Type out the complete listing below word for word, without its pictures.

::::

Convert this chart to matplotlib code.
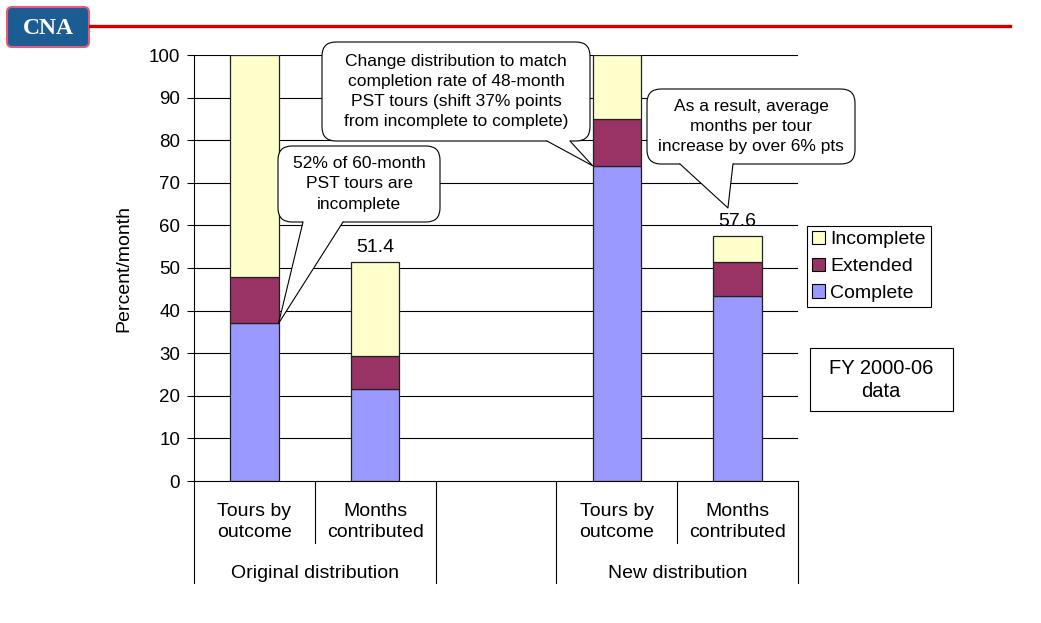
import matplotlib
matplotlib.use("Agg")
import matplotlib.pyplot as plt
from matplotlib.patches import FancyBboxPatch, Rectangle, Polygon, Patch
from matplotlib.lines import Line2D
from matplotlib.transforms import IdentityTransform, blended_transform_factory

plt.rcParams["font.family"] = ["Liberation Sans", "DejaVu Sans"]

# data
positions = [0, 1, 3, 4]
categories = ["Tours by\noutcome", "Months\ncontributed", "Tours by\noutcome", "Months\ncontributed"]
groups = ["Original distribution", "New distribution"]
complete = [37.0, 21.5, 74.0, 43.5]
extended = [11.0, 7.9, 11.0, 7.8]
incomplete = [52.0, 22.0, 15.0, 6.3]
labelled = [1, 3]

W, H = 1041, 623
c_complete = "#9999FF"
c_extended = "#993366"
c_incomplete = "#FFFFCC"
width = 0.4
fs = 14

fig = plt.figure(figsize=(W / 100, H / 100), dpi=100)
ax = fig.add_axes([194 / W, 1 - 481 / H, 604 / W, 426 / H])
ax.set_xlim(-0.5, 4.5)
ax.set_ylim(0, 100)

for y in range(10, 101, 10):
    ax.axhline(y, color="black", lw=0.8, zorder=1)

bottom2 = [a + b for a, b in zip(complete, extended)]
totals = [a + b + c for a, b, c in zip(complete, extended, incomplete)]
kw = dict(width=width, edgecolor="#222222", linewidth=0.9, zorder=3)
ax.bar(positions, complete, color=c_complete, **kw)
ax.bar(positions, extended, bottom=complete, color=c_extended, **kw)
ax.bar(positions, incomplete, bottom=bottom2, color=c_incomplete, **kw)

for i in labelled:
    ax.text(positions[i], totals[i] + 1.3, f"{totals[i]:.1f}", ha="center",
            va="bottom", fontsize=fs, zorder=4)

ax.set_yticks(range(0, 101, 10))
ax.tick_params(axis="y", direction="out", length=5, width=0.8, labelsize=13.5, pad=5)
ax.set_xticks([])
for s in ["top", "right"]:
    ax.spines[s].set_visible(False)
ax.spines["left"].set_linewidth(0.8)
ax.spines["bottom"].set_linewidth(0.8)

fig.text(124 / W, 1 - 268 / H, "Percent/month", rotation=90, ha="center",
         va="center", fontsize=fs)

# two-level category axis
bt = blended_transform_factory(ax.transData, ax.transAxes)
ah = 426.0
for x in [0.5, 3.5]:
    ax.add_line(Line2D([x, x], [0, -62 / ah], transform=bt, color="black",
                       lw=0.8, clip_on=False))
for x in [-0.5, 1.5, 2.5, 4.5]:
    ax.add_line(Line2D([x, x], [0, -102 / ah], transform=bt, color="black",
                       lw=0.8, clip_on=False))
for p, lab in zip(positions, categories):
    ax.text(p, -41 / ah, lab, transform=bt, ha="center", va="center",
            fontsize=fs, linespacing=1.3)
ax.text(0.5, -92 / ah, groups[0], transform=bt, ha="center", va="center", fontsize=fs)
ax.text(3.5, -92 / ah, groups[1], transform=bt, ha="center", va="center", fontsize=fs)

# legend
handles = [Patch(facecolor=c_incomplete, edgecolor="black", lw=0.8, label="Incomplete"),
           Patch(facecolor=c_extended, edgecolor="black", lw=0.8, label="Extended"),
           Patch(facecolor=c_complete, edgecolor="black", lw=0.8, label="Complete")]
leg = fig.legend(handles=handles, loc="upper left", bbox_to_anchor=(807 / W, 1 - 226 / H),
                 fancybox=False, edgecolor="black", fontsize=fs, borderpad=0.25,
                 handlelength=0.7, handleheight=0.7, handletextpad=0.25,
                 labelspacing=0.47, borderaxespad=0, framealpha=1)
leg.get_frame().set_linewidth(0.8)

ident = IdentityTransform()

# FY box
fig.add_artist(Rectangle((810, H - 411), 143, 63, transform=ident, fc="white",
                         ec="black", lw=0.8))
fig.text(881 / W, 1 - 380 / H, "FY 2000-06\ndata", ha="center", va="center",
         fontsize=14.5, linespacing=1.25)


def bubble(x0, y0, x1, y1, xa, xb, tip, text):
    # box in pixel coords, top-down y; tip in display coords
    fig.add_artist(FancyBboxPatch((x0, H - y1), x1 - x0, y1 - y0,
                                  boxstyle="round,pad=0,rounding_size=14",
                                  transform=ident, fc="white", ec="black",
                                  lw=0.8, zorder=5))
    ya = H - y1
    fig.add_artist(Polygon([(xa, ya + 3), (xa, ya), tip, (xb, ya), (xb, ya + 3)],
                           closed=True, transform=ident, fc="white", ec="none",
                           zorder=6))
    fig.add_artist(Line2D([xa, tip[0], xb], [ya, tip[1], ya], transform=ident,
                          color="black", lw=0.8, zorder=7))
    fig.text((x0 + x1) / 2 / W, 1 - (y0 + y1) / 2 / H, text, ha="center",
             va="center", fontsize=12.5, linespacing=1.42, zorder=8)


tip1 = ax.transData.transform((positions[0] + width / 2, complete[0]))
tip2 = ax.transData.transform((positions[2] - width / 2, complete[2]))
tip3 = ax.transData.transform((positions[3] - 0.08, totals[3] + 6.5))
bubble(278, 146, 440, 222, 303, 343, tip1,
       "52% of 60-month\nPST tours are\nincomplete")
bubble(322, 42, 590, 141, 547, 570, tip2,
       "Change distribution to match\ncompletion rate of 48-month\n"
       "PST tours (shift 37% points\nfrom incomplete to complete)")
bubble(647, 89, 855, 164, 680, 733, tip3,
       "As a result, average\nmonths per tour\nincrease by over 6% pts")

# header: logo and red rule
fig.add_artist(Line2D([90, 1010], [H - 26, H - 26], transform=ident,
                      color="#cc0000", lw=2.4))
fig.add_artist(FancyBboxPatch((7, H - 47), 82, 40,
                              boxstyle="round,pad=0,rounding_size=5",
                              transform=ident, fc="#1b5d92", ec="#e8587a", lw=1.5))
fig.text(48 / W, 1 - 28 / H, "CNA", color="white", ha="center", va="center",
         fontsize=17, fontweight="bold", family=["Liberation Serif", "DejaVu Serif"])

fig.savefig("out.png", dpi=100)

::::

__Solution__:
Convert this chart to matplotlib code.
import matplotlib
matplotlib.use("Agg")
import matplotlib.pyplot as plt
from matplotlib.patches import FancyBboxPatch, Rectangle, Polygon, Patch
from matplotlib.lines import Line2D
from matplotlib.transforms import IdentityTransform, blended_transform_factory

plt.rcParams["font.family"] = ["Liberation Sans", "DejaVu Sans"]

# data
positions = [0, 1, 3, 4]
categories = ["Tours by\noutcome", "Months\ncontributed", "Tours by\noutcome", "Months\ncontributed"]
groups = ["Original distribution", "New distribution"]
complete = [37.0, 21.5, 74.0, 43.5]
extended = [11.0, 7.9, 11.0, 7.8]
incomplete = [52.0, 22.0, 15.0, 6.3]
labelled = [1, 3]

W, H = 1041, 623
c_complete = "#9999FF"
c_extended = "#993366"
c_incomplete = "#FFFFCC"
width = 0.4
fs = 14

fig = plt.figure(figsize=(W / 100, H / 100), dpi=100)
ax = fig.add_axes([194 / W, 1 - 481 / H, 604 / W, 426 / H])
ax.set_xlim(-0.5, 4.5)
ax.set_ylim(0, 100)

for y in range(10, 101, 10):
    ax.axhline(y, color="black", lw=0.8, zorder=1)

bottom2 = [a + b for a, b in zip(complete, extended)]
totals = [a + b + c for a, b, c in zip(complete, extended, incomplete)]
kw = dict(width=width, edgecolor="#222222", linewidth=0.9, zorder=3)
ax.bar(positions, complete, color=c_complete, **kw)
ax.bar(positions, extended, bottom=complete, color=c_extended, **kw)
ax.bar(positions, incomplete, bottom=bottom2, color=c_incomplete, **kw)

for i in labelled:
    ax.text(positions[i], totals[i] + 1.3, f"{totals[i]:.1f}", ha="center",
            va="bottom", fontsize=fs, zorder=4)

ax.set_yticks(range(0, 101, 10))
ax.tick_params(axis="y", direction="out", length=5, width=0.8, labelsize=13.5, pad=5)
ax.set_xticks([])
for s in ["top", "right"]:
    ax.spines[s].set_visible(False)
ax.spines["left"].set_linewidth(0.8)
ax.spines["bottom"].set_linewidth(0.8)

fig.text(124 / W, 1 - 268 / H, "Percent/month", rotation=90, ha="center",
         va="center", fontsize=fs)

# two-level category axis
bt = blended_transform_factory(ax.transData, ax.transAxes)
ah = 426.0
for x in [0.5, 3.5]:
    ax.add_line(Line2D([x, x], [0, -62 / ah], transform=bt, color="black",
                       lw=0.8, clip_on=False))
for x in [-0.5, 1.5, 2.5, 4.5]:
    ax.add_line(Line2D([x, x], [0, -102 / ah], transform=bt, color="black",
                       lw=0.8, clip_on=False))
for p, lab in zip(positions, categories):
    ax.text(p, -41 / ah, lab, transform=bt, ha="center", va="center",
            fontsize=fs, linespacing=1.3)
ax.text(0.5, -92 / ah, groups[0], transform=bt, ha="center", va="center", fontsize=fs)
ax.text(3.5, -92 / ah, groups[1], transform=bt, ha="center", va="center", fontsize=fs)

# legend
handles = [Patch(facecolor=c_incomplete, edgecolor="black", lw=0.8, label="Incomplete"),
           Patch(facecolor=c_extended, edgecolor="black", lw=0.8, label="Extended"),
           Patch(facecolor=c_complete, edgecolor="black", lw=0.8, label="Complete")]
leg = fig.legend(handles=handles, loc="upper left", bbox_to_anchor=(807 / W, 1 - 226 / H),
                 fancybox=False, edgecolor="black", fontsize=fs, borderpad=0.25,
                 handlelength=0.7, handleheight=0.7, handletextpad=0.25,
                 labelspacing=0.47, borderaxespad=0, framealpha=1)
leg.get_frame().set_linewidth(0.8)

ident = IdentityTransform()

# FY box
fig.add_artist(Rectangle((810, H - 411), 143, 63, transform=ident, fc="white",
                         ec="black", lw=0.8))
fig.text(881 / W, 1 - 380 / H, "FY 2000-06\ndata", ha="center", va="center",
         fontsize=14.5, linespacing=1.25)


def bubble(x0, y0, x1, y1, xa, xb, tip, text):
    # box in pixel coords, top-down y; tip in display coords
    fig.add_artist(FancyBboxPatch((x0, H - y1), x1 - x0, y1 - y0,
                                  boxstyle="round,pad=0,rounding_size=14",
                                  transform=ident, fc="white", ec="black",
                                  lw=0.8, zorder=5))
    ya = H - y1
    fig.add_artist(Polygon([(xa, ya + 3), (xa, ya), tip, (xb, ya), (xb, ya + 3)],
                           closed=True, transform=ident, fc="white", ec="none",
                           zorder=6))
    fig.add_artist(Line2D([xa, tip[0], xb], [ya, tip[1], ya], transform=ident,
                          color="black", lw=0.8, zorder=7))
    fig.text((x0 + x1) / 2 / W, 1 - (y0 + y1) / 2 / H, text, ha="center",
             va="center", fontsize=12.5, linespacing=1.42, zorder=8)


tip1 = ax.transData.transform((positions[0] + width / 2, complete[0]))
tip2 = ax.transData.transform((positions[2] - width / 2, complete[2]))
tip3 = ax.transData.transform((positions[3] - 0.08, totals[3] + 6.5))
bubble(278, 146, 440, 222, 303, 343, tip1,
       "52% of 60-month\nPST tours are\nincomplete")
bubble(322, 42, 590, 141, 547, 570, tip2,
       "Change distribution to match\ncompletion rate of 48-month\n"
       "PST tours (shift 37% points\nfrom incomplete to complete)")
bubble(647, 89, 855, 164, 680, 733, tip3,
       "As a result, average\nmonths per tour\nincrease by over 6% pts")

# header: logo and red rule
fig.add_artist(Line2D([90, 1010], [H - 26, H - 26], transform=ident,
                      color="#cc0000", lw=2.4))
fig.add_artist(FancyBboxPatch((7, H - 47), 82, 40,
                              boxstyle="round,pad=0,rounding_size=5",
                              transform=ident, fc="#1b5d92", ec="#e8587a", lw=1.5))
fig.text(48 / W, 1 - 28 / H, "CNA", color="white", ha="center", va="center",
         fontsize=17, fontweight="bold", family=["Liberation Serif", "DejaVu Serif"])

fig.savefig("out.png", dpi=100)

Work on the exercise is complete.